Went to the National Renewable Energy Lab to kind of understand what they're doing, quite a bit of activity on the hydrogen side there also. So I would say that the biggest thing that we're seeing is really probably on the hydrogen side And people are interested in all phases from production all the way through fueling Using hydrogen. It's the future is anybody's guess as to how it really unfolds. But there's it's kind of interesting to compare it to the space environment That we saw a decade ago where it was all government and now we're starting to see A few commercial companies starting to put their own money into it. So pretty interesting.

Speaker 1

And then small modular nuclear, We continue to see just a steady push to develop technology there. There are several different Companies that are working in different technology areas and we're trying to support as many As we can, that's a much longer effort I think. I would suspect that the hydrogen effort. If it if the hydrogen economy really goes, we'll pay dividends sooner than the small modular nuclear.
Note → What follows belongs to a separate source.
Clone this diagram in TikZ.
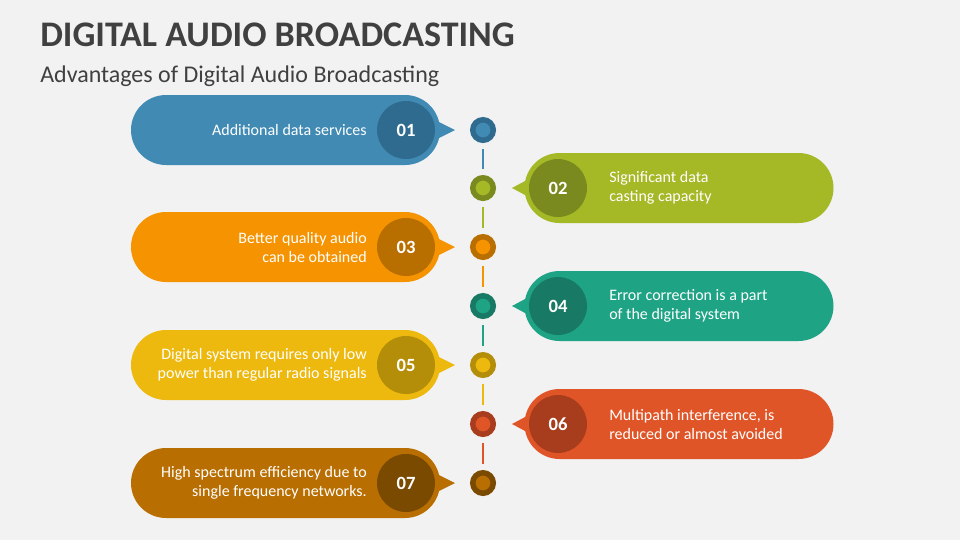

But Those are the 2 biggest areas that we're involved with right now.

Speaker 1

Graham is also Supporting some of the biodiesel sustainable aircraft fuel and that those are more on The process size, so some of the heat exchanger vacuum equipment that Graham has made for a long time is being used in those plants also. So we're covering quite a bit of the new energy Phase. And we'll just see we'll see which one really takes off here.

Speaker 5

Thank you, Dan. And any specific comments on the cryogenic projects or types of activities going on there?

Speaker 1

Yes. So cryogenic

Speaker 5

Or is that part of hydrogen or part of

Speaker 1

That's hydrogen, yes. So they're using gas, Hydrogen gas and they're also looking at liquid hydrogen for fuel and transport as well as some of The other carrier type fluids like ammonia. So all of that is being discussed about in the distribution Transportation of hydrogen. Right. And so, yes, that's where the cryogenic pumps come in for the liquid hydrogen.

Speaker 5

Thank you very much.

Speaker 1

Yes. Good talking to you, Bill.

Speaker 5

Absolutely.

Speaker 2

Thank you. We have no further questions at this time. I would now like to turn the floor back over to management for closing comments.

Speaker 1

Thank you for joining us today. We continue to demonstrate progress with our plan And we are putting proof points on the board. We have lots of opportunity to continue to grow and diversify. I look forward to updating you further with our Q2. Enjoy your day.

Speaker 2

Ladies and gentlemen, this does conclude today's teleconference.